Laundromat thoughts

4.5 years in to Brooklyn life and here’s some laundromat thoughts this morning. 

I like knowing my neighbors, having friendships that exist with familiar faces doing laundry at the 7am opening slot.  I like that Sal always offers me treats from Leskes bakery and that Lu is catching up on her Chinese soap operas. 

I like my matching laundry bags that have been thrown down our steps countless times, and how all of our sheets and towels and comforters can be fresh with just three machines and an hour and a half. 
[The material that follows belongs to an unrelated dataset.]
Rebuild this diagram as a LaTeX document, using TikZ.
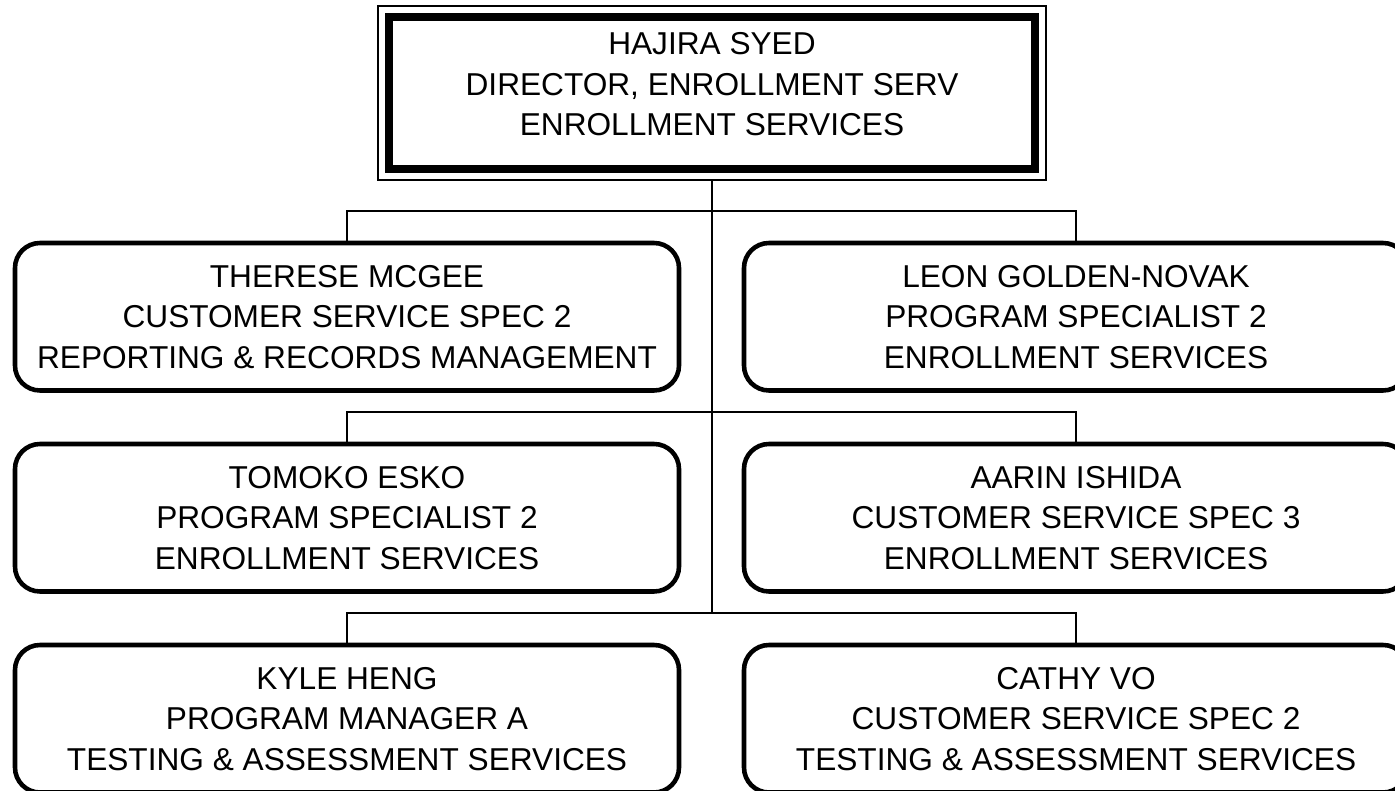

Sometimes I can be so self-focused at how hard it is to stay on top of all the things I need to stay on top of, but I look around and see other families working hard too with their kids in tow. And although this morning I woke up feeling very overwhelmed by my daunting to-do list, at least I know that I am not defined by my accomplishments or how well I execute the tasks that are set before me. I know that God has provided grace for me in daily doses and that even if I fail, my identity is not in myself but in Christ. So although my hustle is similar to those at the laundromat with me, I have an identity relief that not all know about or claim. 


And my final laundromat thought is this: as inconvenient as it is to have a pigtailed toddler strapped to me while folding and hauling laundry, it sure is sweet and I know this season is short-lived. Once upon a time toddler Edith was strapped to my back too.